John E. Robinson, Sr.: The Slavemaster

Resolution

John Robinson was on death row in Kansas, but Missouri was still actively pursuing the three murders that were discovered across the state line. John was more worried about being extradited to stand trial in Missouri, because that state was much more aggressive in using capital punishment than Kansas, where the state had yet to execute anyone since the death penalty was reinstated.

His attorneys negotiated endlessly with Chris Koster, the Missouri prosecutor, who stood firm against their offers and tried to get Robinson to lead authorities to the bodies of Lisa Stasi, Paula Godfrey and Catherine Clampitt.

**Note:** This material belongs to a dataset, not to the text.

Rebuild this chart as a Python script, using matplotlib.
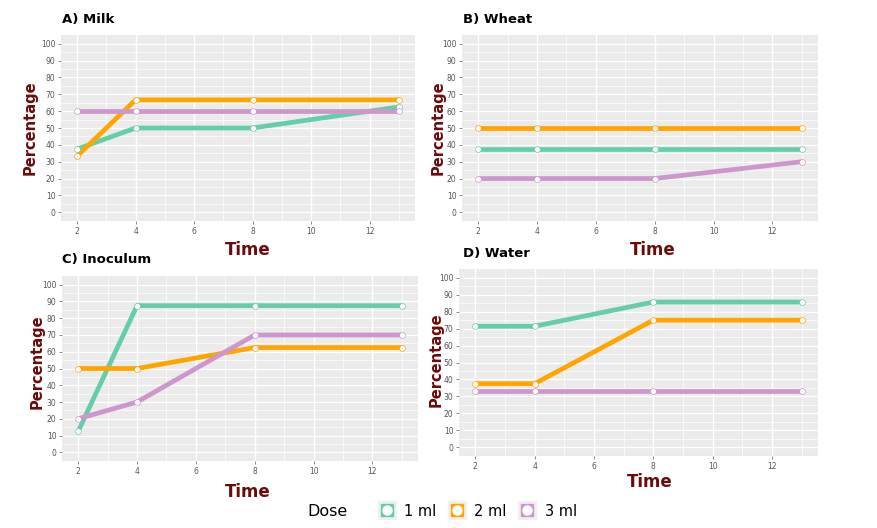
import matplotlib
matplotlib.use("Agg")
import matplotlib.pyplot as plt
from matplotlib.lines import Line2D
from matplotlib.legend_handler import HandlerTuple

# DADOS
tempo = [2, 4, 8, 13]
doses = ["1 ml", "2 ml", "3 ml"]
cores = ["#66CDAA", "#FFA500", "#CD96CD"]

milk_1ml = [37.5, 50, 50, 62.5]
milk_2ml = [33.3, 66.7, 66.7, 66.7]
milk_3ml = [60, 60, 60, 60]

wheat_1ml = [37.5, 37.5, 37.5, 37.5]
wheat_2ml = [50, 50, 50, 50]
wheat_3ml = [20, 20, 20, 30]

inoc_1ml = [12.5, 87.5, 87.5, 87.5]
inoc_2ml = [50, 50, 62.5, 62.5]
inoc_3ml = [20, 30, 70, 70]

water_1ml = [71.4, 71.4, 85.7, 85.7]
water_2ml = [37.5, 37.5, 75, 75]
water_3ml = [33.3, 33.3, 33.3, 33.3]

W, H = 877, 528
fig = plt.figure(figsize=(W / 100, H / 100), dpi=100)
fig.patch.set_facecolor("white")

vermelho = "#6B0A0A"

# (titulo, series, caixa em pixels left,right,top,bottom, titulo xy, ylabel xy, xlabel xy)
paineis = [
    ("A) Milk", [milk_1ml, milk_2ml, milk_3ml], (61, 415, 35, 221), (62, 20), (30, 128), (248, 250)),
    ("B) Wheat", [wheat_1ml, wheat_2ml, wheat_3ml], (462, 818, 35, 221), (463, 20), (438, 128), (653, 250)),
    ("C) Inoculum", [inoc_1ml, inoc_2ml, inoc_3ml], (62, 418, 276, 461), (62, 260), (37, 362), (248, 492)),
    ("D) Water", [water_1ml, water_2ml, water_3ml], (459, 818, 269, 456), (463, 253), (436, 360), (650, 482)),
]

for titulo, series, caixa, pt, py, px in paineis:
    l, r, t, b = caixa
    ax = fig.add_axes([l / W, (H - b) / H, (r - l) / W, (b - t) / H])
    ax.set_facecolor("#EBEBEB")
    for s in ax.spines.values():
        s.set_visible(False)
    ax.set_xlim(1.45, 13.55)
    ax.set_ylim(-5.2, 105.2)
    ax.set_xticks([2, 4, 6, 8, 10, 12])
    ax.set_xticks([3, 5, 7, 9, 11, 13], minor=True)
    ax.set_yticks(range(0, 101, 10))
    ax.set_yticks(range(5, 101, 10), minor=True)
    ax.grid(which="major", color="white", linewidth=1.0)
    ax.grid(which="minor", color="white", linewidth=0.5)
    ax.set_axisbelow(True)
    ax.tick_params(which="major", labelsize=5.5, labelcolor="#555555", color="#777777", length=2, width=0.6, pad=2)
    ax.tick_params(which="minor", length=0)
    for vals, cor in zip(series, cores):
        ax.plot(tempo, vals, color=cor, linewidth=3.4, solid_capstyle="butt", zorder=3)
        ax.plot(tempo, vals, linestyle="none", marker="o", markersize=4.2,
                markerfacecolor="white", markeredgecolor=cor, markeredgewidth=0.5, zorder=4)
    fig.text(pt[0] / W, 1 - pt[1] / H, titulo, fontsize=9.5, fontweight="bold",
             ha="left", va="center", color="black")
    fig.text(py[0] / W, 1 - py[1] / H, "Percentage", fontsize=10.5, fontweight="heavy",
             rotation=90, ha="center", va="center", color=vermelho)
    fig.text(px[0] / W, 1 - px[1] / H, "Time", fontsize=12, fontweight="heavy",
             ha="center", va="center", color=vermelho)

# LEGENDA
handles = []
for cor in cores:
    handles.append((Line2D([], [], linestyle="none", marker="s", markersize=13,
                           markerfacecolor="#F0F0F0", markeredgecolor="#F0F0F0"),
                    Line2D([], [], linestyle="none", marker="s", markersize=9,
                           markerfacecolor=cor, markeredgecolor=cor),
                    Line2D([], [], linestyle="none", marker="o", markersize=6.5,
                           markerfacecolor="white", markeredgecolor="white")))
fig.text(307 / W, 1 - 511 / H, "Dose", fontsize=11.5, ha="left", va="center")
leg = fig.legend(handles, doses, handler_map={tuple: HandlerTuple(ndivide=1, pad=0)},
                 loc="center left", bbox_to_anchor=(372 / W, 1 - 511 / H), ncol=3,
                 frameon=False, fontsize=10.5, handlelength=1.0, handletextpad=0.7,
                 columnspacing=0.9, borderpad=0)

fig.savefig("out.png", dpi=100)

Either because he could not, or would not reveal where their bodies lay, Robinson demurred until Koster and his team became convinced the women's remains would never be found. Only then did Koster, with the permission of the victims' families, agree to accept the guilty pleas in return for life without parole sentences.

In mid-October 2003, John Robinson, looking much older than his 59 years, stood before a Missouri judge and, in a carefully scripted plea, acknowledged that Koster had enough evidence to convict him of capital murder for the deaths of Godfrey, Clampitt, Beverly Bonner and the Faiths. He demanded the unusual plea agreement because an admission of guilt in Missouri might have been used against him in Kansas -- Kansas prosecutor Morrison said he wasn't convinced the murders actually occurred in Koster's jurisdiction -- and nothing he said in Cass County, Missouri resembled anything like an admission of guilt.

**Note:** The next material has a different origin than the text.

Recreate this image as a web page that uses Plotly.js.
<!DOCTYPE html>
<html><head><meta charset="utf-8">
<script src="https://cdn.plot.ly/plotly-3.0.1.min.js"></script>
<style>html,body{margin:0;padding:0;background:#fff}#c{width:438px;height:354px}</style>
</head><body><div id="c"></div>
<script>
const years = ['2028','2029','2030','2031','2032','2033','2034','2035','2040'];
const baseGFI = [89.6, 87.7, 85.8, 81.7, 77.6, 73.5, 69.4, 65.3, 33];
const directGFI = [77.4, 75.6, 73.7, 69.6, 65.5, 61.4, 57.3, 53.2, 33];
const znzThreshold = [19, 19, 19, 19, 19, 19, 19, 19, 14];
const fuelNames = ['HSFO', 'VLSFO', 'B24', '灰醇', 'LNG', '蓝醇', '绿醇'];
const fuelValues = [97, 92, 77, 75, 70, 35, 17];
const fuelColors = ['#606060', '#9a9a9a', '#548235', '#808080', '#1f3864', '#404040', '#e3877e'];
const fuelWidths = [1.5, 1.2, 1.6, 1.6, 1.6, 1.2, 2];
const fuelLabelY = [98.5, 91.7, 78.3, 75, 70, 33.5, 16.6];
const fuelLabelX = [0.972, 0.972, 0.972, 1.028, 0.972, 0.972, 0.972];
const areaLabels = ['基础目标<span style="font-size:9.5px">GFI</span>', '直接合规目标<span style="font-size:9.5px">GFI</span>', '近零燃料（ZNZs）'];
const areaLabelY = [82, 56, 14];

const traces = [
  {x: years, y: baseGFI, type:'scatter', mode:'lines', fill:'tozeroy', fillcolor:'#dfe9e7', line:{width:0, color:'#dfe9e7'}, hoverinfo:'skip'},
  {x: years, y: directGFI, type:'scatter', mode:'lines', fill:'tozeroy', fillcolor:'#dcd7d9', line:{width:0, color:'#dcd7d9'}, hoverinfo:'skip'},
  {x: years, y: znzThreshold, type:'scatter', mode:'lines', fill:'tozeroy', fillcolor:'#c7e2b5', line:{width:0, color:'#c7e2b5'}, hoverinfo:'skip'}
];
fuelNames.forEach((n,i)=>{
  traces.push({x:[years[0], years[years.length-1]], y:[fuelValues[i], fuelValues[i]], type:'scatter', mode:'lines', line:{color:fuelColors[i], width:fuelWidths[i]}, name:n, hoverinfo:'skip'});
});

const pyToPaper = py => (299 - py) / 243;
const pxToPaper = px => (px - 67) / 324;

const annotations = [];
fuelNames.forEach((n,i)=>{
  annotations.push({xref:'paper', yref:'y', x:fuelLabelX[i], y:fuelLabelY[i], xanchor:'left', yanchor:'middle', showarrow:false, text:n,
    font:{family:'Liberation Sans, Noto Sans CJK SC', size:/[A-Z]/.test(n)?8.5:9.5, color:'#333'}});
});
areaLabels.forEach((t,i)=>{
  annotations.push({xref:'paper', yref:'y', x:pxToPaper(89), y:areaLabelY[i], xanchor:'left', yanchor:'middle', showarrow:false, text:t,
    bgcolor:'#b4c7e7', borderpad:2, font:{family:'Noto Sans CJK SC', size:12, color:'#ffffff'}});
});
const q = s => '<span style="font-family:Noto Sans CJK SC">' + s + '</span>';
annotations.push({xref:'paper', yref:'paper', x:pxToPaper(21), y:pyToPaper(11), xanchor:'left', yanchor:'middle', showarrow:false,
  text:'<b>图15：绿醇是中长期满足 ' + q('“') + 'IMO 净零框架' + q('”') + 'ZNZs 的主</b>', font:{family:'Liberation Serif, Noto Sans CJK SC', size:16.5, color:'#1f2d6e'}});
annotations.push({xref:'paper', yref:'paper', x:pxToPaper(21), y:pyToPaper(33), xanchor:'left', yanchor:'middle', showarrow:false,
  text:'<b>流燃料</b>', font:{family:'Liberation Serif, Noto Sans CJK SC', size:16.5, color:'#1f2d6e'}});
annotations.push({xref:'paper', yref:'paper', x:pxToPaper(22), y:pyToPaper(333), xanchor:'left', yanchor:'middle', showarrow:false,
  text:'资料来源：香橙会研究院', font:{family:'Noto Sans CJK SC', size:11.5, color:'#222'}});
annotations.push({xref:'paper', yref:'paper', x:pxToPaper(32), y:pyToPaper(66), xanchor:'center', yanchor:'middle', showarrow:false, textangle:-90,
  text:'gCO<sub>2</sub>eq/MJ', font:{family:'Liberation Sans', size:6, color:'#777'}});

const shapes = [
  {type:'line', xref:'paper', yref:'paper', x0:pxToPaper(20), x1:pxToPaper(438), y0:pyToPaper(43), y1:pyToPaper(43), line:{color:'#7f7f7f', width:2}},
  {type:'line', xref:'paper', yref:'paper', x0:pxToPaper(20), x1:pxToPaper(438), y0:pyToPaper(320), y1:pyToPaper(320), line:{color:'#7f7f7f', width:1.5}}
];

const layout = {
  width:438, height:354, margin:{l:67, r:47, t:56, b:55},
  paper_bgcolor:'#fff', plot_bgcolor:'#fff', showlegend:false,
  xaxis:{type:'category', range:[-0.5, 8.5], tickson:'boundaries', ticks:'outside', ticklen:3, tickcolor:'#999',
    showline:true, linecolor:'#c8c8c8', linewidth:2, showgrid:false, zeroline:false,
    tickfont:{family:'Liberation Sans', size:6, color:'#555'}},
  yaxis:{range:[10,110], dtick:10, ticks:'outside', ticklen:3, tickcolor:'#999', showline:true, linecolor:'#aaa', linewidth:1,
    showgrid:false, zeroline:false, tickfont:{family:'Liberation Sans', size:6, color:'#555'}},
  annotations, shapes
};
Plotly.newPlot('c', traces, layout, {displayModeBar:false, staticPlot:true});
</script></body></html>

While Morrison told the Kansas City Star he supported Koster's deal to end the mystery of what happened to the women, he spoke with disgust about John Robinson, the Internet's first serial killer.

"This was classic John Robinson," he said about the deal. "The guy was a gamesman to the end."

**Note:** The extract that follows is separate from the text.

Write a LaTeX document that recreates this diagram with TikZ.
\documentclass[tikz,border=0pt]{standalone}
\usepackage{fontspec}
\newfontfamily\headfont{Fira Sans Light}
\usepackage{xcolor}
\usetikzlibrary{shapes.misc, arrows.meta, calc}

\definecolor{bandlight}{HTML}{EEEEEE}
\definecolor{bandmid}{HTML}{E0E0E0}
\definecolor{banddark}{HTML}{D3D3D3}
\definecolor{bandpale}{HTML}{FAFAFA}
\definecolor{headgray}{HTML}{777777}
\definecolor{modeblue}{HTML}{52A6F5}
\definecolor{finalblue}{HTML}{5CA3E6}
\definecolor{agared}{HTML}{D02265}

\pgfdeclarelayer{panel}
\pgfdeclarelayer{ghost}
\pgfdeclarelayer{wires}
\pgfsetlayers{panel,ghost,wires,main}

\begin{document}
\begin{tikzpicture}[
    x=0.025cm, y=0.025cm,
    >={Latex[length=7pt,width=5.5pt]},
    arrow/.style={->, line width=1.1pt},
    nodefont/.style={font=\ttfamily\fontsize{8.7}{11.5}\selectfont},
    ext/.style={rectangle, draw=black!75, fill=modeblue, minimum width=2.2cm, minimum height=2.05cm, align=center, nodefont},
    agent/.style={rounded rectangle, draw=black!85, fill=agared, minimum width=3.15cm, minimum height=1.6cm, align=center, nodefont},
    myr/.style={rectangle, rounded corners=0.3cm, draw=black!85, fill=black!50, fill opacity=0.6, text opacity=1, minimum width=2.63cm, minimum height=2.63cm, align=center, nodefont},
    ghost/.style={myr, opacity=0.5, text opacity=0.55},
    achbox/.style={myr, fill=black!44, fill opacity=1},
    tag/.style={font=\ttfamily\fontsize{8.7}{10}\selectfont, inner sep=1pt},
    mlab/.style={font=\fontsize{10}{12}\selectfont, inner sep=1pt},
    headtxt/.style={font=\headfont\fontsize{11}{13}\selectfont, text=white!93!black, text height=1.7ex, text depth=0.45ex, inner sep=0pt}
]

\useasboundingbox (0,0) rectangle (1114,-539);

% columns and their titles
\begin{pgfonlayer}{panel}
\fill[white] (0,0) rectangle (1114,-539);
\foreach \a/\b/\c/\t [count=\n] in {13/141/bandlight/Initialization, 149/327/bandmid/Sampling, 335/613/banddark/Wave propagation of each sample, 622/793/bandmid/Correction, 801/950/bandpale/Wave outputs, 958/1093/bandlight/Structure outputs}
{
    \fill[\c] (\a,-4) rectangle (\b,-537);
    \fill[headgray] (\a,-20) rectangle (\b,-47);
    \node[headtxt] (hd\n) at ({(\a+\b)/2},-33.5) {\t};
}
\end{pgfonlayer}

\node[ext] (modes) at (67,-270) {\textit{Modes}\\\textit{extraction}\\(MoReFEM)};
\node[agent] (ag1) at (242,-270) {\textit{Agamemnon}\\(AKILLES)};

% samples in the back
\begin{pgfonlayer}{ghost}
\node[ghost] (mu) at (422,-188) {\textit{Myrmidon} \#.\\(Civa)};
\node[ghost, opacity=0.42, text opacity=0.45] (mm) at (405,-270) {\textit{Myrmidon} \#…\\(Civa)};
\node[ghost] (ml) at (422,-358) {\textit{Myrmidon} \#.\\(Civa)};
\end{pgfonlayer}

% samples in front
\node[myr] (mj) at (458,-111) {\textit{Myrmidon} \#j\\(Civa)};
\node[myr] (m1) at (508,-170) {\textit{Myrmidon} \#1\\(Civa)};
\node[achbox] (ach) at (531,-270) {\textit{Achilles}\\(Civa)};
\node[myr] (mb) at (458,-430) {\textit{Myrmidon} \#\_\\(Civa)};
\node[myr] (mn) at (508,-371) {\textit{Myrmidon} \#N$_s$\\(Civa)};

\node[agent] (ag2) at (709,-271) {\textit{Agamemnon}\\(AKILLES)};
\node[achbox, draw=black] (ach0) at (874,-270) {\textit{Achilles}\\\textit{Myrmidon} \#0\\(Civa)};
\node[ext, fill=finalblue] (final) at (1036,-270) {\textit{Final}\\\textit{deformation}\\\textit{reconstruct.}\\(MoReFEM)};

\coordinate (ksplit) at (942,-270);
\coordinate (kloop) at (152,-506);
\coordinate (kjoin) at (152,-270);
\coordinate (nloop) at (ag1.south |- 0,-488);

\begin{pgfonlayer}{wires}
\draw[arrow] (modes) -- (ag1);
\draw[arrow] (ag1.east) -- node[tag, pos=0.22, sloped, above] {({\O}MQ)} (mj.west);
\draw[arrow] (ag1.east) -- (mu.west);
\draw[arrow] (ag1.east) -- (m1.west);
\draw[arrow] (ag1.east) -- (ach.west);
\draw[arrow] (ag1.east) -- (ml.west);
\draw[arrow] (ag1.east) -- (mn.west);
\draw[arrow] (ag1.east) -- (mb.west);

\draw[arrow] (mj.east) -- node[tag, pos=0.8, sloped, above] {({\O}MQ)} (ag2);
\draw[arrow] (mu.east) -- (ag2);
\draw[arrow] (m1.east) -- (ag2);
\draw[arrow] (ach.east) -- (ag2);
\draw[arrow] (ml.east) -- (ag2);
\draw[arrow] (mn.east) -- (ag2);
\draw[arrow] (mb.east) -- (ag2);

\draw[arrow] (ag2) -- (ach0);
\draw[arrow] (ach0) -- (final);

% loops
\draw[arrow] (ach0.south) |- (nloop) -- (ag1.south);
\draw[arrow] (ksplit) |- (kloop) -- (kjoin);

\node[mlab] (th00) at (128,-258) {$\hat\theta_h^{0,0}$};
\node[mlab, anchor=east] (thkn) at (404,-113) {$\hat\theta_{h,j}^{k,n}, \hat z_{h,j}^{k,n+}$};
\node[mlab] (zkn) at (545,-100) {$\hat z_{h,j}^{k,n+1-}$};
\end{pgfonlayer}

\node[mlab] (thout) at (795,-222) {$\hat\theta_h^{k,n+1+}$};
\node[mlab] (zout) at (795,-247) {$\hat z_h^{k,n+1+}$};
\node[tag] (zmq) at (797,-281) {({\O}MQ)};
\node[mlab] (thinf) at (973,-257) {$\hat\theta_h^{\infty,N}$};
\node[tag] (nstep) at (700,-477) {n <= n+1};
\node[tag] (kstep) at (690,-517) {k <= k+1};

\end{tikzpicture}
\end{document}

John E Robinson, Prison Photo ID
John E Robinson, Prison Photo ID

Once again John Robinson gave no statement or even a hint of what prompted his homicidal acts. As family members of the victims shared their feelings of anger and pain before his sentencing, Robinson ignored them and stared straight ahead, oblivious to the hurt he had wrought. His mind unable to empathize with the survivors, Robinson appeared bored with the whole process. In this, the final time John Robinson was likely ever to appear in public, it was clear that their emotions were something he had never experienced.